*** STORED DATA

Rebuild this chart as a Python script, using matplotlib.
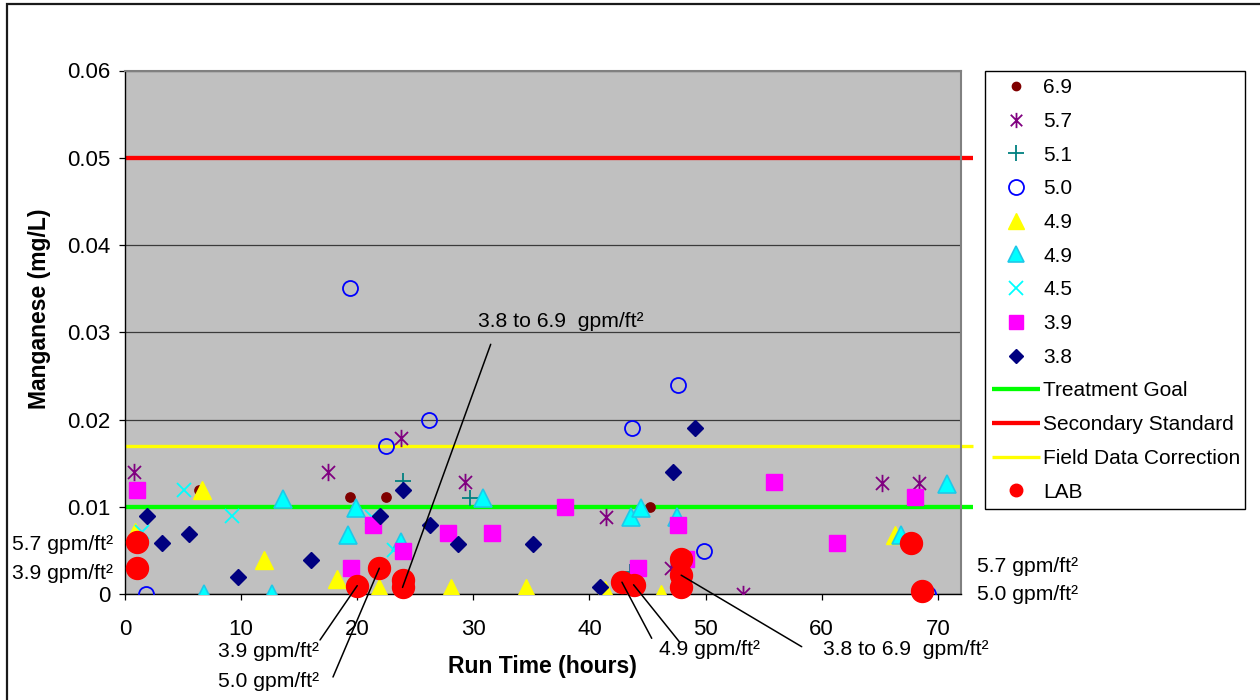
import matplotlib
matplotlib.use("Agg")
import matplotlib.pyplot as plt
from matplotlib.path import Path
from matplotlib.patches import Rectangle
from matplotlib.ticker import FuncFormatter, MultipleLocator

plt.rcParams['font.family'] = ['Liberation Sans', 'DejaVu Sans']

W, H = 1260, 700

# ---------------- data (run time in hours, manganese in mg/L) ----------------
r69_x = [6.4, 19.4, 22.5, 45.2]
r69_y = [0.0120, 0.0111, 0.0111, 0.0100]
r57_x = [0.8, 17.5, 23.8, 29.3, 41.4, 47.0, 53.2, 65.2, 68.4]
r57_y = [0.0140, 0.0140, 0.0179, 0.0129, 0.0089, 0.0030, 0.0, 0.0128, 0.0128]
r51_x = [23.9, 29.7, 43.5]
r51_y = [0.0130, 0.0110, 0.0026]
r50_x = [1.8, 19.4, 22.5, 26.2, 43.7, 47.6, 49.9, 69.2]
r50_y = [0.0, 0.0351, 0.0170, 0.0200, 0.0190, 0.0240, 0.0050, 0.0]
r49y_x = [0.9, 6.6, 12.0, 18.3, 21.9, 28.1, 34.5, 41.3, 46.2, 66.3]
r49y_y = [0.0072, 0.0120, 0.0039, 0.0018, 0.0007, 0.0007, 0.0007, 0.0005, 0.0, 0.0068]
r49c_x = [6.8, 12.7, 13.6, 19.2, 19.9, 23.8, 30.8, 43.6, 44.4, 47.5, 66.8, 70.8]
r49c_y = [0.0, 0.0, 0.0109, 0.0068, 0.0099, 0.0060, 0.0110, 0.0089, 0.0099, 0.0089, 0.0068, 0.0127]
r45_x = [1.5, 5.1, 9.2, 21.3, 23.2]
r45_y = [0.0072, 0.0120, 0.0090, 0.0089, 0.0051]
r39_x = [1.0, 19.5, 21.4, 23.9, 27.8, 31.6, 37.9, 44.2, 47.6, 48.3, 55.9, 61.3, 68.0]
r39_y = [0.0120, 0.0030, 0.0080, 0.0050, 0.0070, 0.0070, 0.0100, 0.0030, 0.0080, 0.0041, 0.0129, 0.0059, 0.0111]
r38_x = [1.9, 3.2, 5.5, 9.7, 16.0, 22.0, 23.9, 26.3, 28.7, 35.1, 40.9, 47.2, 49.1]
r38_y = [0.0090, 0.0059, 0.0069, 0.0020, 0.0039, 0.0090, 0.0120, 0.0079, 0.0058, 0.0058, 0.0009, 0.0140, 0.0190]
lab_x = [1.0, 1.0, 20.0, 21.9, 23.9, 23.9, 42.8, 43.8, 47.9, 47.9, 47.9, 67.7, 68.6]
lab_y = [0.0060, 0.0030, 0.0010, 0.0030, 0.0017, 0.0008, 0.0014, 0.0011, 0.0040, 0.0022, 0.0009, 0.0059, 0.0004]

line_x = [0, 73]
treatment_goal = 0.01
secondary_standard = 0.05
field_correction = 0.017

series_labels = ["6.9", "5.7", "5.1", "5.0", "4.9", "4.9", "4.5", "3.9", "3.8"]
x_ticks = [0, 10, 20, 30, 40, 50, 60, 70]
y_ticks = [0, 0.01, 0.02, 0.03, 0.04, 0.05, 0.06]

# ---------------- figure ----------------
fig = plt.figure(figsize=(W / 100, H / 100), dpi=100)
ax = fig.add_axes([125 / W, 1 - 594.4 / H, 836 / W, 523.9 / H])
ax.set_facecolor('#C0C0C0')

def fx(px):
    return px / W

def fy(py):
    return 1 - py / H

# asterisk marker: vertical bar plus an X
ast = Path([(0, -1), (0, 1), (-0.75, -0.75), (0.75, 0.75), (-0.75, 0.75), (0.75, -0.75)],
           [Path.MOVETO, Path.LINETO, Path.MOVETO, Path.LINETO, Path.MOVETO, Path.LINETO])

h69, = ax.plot(r69_x, r69_y, ls='none', marker='o', ms=6.7, color='#800000', zorder=3)
h57, = ax.plot(r57_x, r57_y, ls='none', marker=ast, ms=12.5, mew=1.3, color='#800080',
               mfc='none', zorder=3)
h51, = ax.plot(r51_x, r51_y, ls='none', marker='+', ms=11.5, mew=1.3, color='#008080', zorder=3)
h50, = ax.plot(r50_x, r50_y, ls='none', marker='o', ms=10.8, mew=1.3, mec='#0000FF',
               mfc='none', zorder=3)
h49y, = ax.plot(r49y_x, r49y_y, ls='none', marker='^', ms=12.3, mfc='#FFFF00', mec='#FFFF00',
                zorder=3)
h49c, = ax.plot(r49c_x, r49c_y, ls='none', marker='^', ms=12.3, mfc='#00FFFF', mec='#20C8E8',
                mew=1.2, zorder=3)
h45, = ax.plot(r45_x, r45_y, ls='none', marker='x', ms=10.5, mew=1.3, color='#00FFFF', zorder=3)
h39, = ax.plot(r39_x, r39_y, ls='none', marker='s', ms=11, color='#FF00FF', zorder=3)
h38, = ax.plot(r38_x, r38_y, ls='none', marker='D', ms=8.3, color='#000080', zorder=3)

hg, = ax.plot(line_x, [treatment_goal] * 2, color='#00FF00', lw=3.1, zorder=2.5,
              clip_on=False, solid_capstyle='butt')
hs, = ax.plot(line_x, [secondary_standard] * 2, color='#FF0000', lw=3.1, zorder=2.5,
              clip_on=False, solid_capstyle='butt')
hf, = ax.plot(line_x, [field_correction] * 2, color='#FFFF00', lw=2.4, zorder=2.5,
              clip_on=False, solid_capstyle='butt')

hl, = ax.plot(lab_x, lab_y, ls='none', marker='o', ms=15.8, color='#FF0000', zorder=4,
              clip_on=False)

ax.set_xlim(0, 72)
ax.set_ylim(0, 0.06)
ax.xaxis.set_major_locator(MultipleLocator(10))
ax.set_xticks(x_ticks)
ax.set_yticks(y_ticks)
ax.yaxis.set_major_formatter(FuncFormatter(lambda v, p: '0' if abs(v) < 1e-12 else f'{v:.2f}'))
ax.yaxis.grid(True, color='#3a3a3a', lw=0.9)
ax.set_axisbelow(True)
ax.tick_params(axis='both', direction='out', length=4.5, width=0.9, labelsize=16, colors='black')
ax.tick_params(axis='x', pad=13)
ax.tick_params(axis='y', pad=6)
for s in ['left', 'bottom']:
    ax.spines[s].set_color('black')
    ax.spines[s].set_linewidth(1.0)
for s in ['top', 'right']:
    ax.spines[s].set_color('#808080')
    ax.spines[s].set_linewidth(1.5)

# axis titles
fig.text(fx(542), fy(667), 'Run Time (hours)', ha='center', va='center',
         fontsize=16.5, fontweight='bold')
fig.text(fx(40), fy(309), 'Manganese (mg/L)', ha='center', va='center', rotation=90,
         fontsize=16.5, fontweight='bold')

# annotations
afs = 15.2
def label(px, py, s):
    fig.text(fx(px), fy(py), s, ha='left', va='baseline', fontsize=afs)

def connector(px, py, i):
    ax.annotate('', xy=(lab_x[i], lab_y[i]), xycoords='data',
                xytext=(fx(px), fy(py)), textcoords='figure fraction',
                arrowprops=dict(arrowstyle='-', color='black', lw=1.1,
                                shrinkA=0, shrinkB=0), annotation_clip=False, zorder=5)

label(478, 326.7, '3.8 to 6.9  gpm/ft²')
connector(490.7, 344.3, 5)
label(218, 656.7, '3.9 gpm/ft²')
connector(320, 640, 2)
label(218, 687.3, '5.0 gpm/ft²')
connector(333, 677, 3)
label(659, 655, '4.9 gpm/ft²')
connector(651.7, 638.3, 6)
connector(679.3, 641.7, 7)
label(822.7, 655, '3.8 to 6.9  gpm/ft²')
connector(801.7, 646.7, 9)
label(976.7, 571.7, '5.7 gpm/ft²')
label(976.7, 600, '5.0 gpm/ft²')
label(12.3, 550, '5.7 gpm/ft²')
label(12.3, 579.3, '3.9 gpm/ft²')

# legend
handles = [h69, h57, h51, h50, h49y, h49c, h45, h39, h38, hg, hs, hf, hl]
labels = series_labels + ['Treatment Goal', 'Secondary Standard', 'Field Data Correction', 'LAB']
leg = fig.legend(handles, labels, loc='upper left',
                 bbox_to_anchor=(fx(985), fy(71), 260 / W, 0), mode='expand',
                 borderaxespad=0, fontsize=15, frameon=True, fancybox=False,
                 edgecolor='black', framealpha=1, handlelength=2.3, handletextpad=0.15,
                 borderpad=0.35, labelspacing=0.705, numpoints=1)
leg.get_frame().set_linewidth(1.0)
lh = leg.legend_handles
lh[12].set_markersize(9)
lh[0].set_markersize(6)
lh[1].set_markersize(11)
lh[4].set_markersize(11)
lh[5].set_markersize(11)
lh[7].set_markersize(9.5)
lh[8].set_markersize(7.5)

for py, s in [(170, 'Filter Loading'), (197.7, 'Rate-'), (226.5, '(gpm/ft²)')]:
    fig.text(fx(1165), fy(py), s, ha='center', va='baseline', fontsize=15)

# outer chart border
fig.patches.append(Rectangle((fx(7), -0.1), 1.2, fy(4) + 0.1, transform=fig.transFigure,
                             fill=False, edgecolor='#1a1a1a', lw=1.6, clip_on=False))

fig.savefig('out.png', dpi=100)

******

▶ [GIVEN INSTRUCTION]: Please take the lines from the beginning of the data above through the line holding "W, H = 1260, 700" and transcribe them exactly, without any pictures.

▶ [TASK OUTPUT]:
Rebuild this chart as a Python script, using matplotlib.
import matplotlib
matplotlib.use("Agg")
import matplotlib.pyplot as plt
from matplotlib.path import Path
from matplotlib.patches import Rectangle
from matplotlib.ticker import FuncFormatter, MultipleLocator

plt.rcParams['font.family'] = ['Liberation Sans', 'DejaVu Sans']

W, H = 1260, 700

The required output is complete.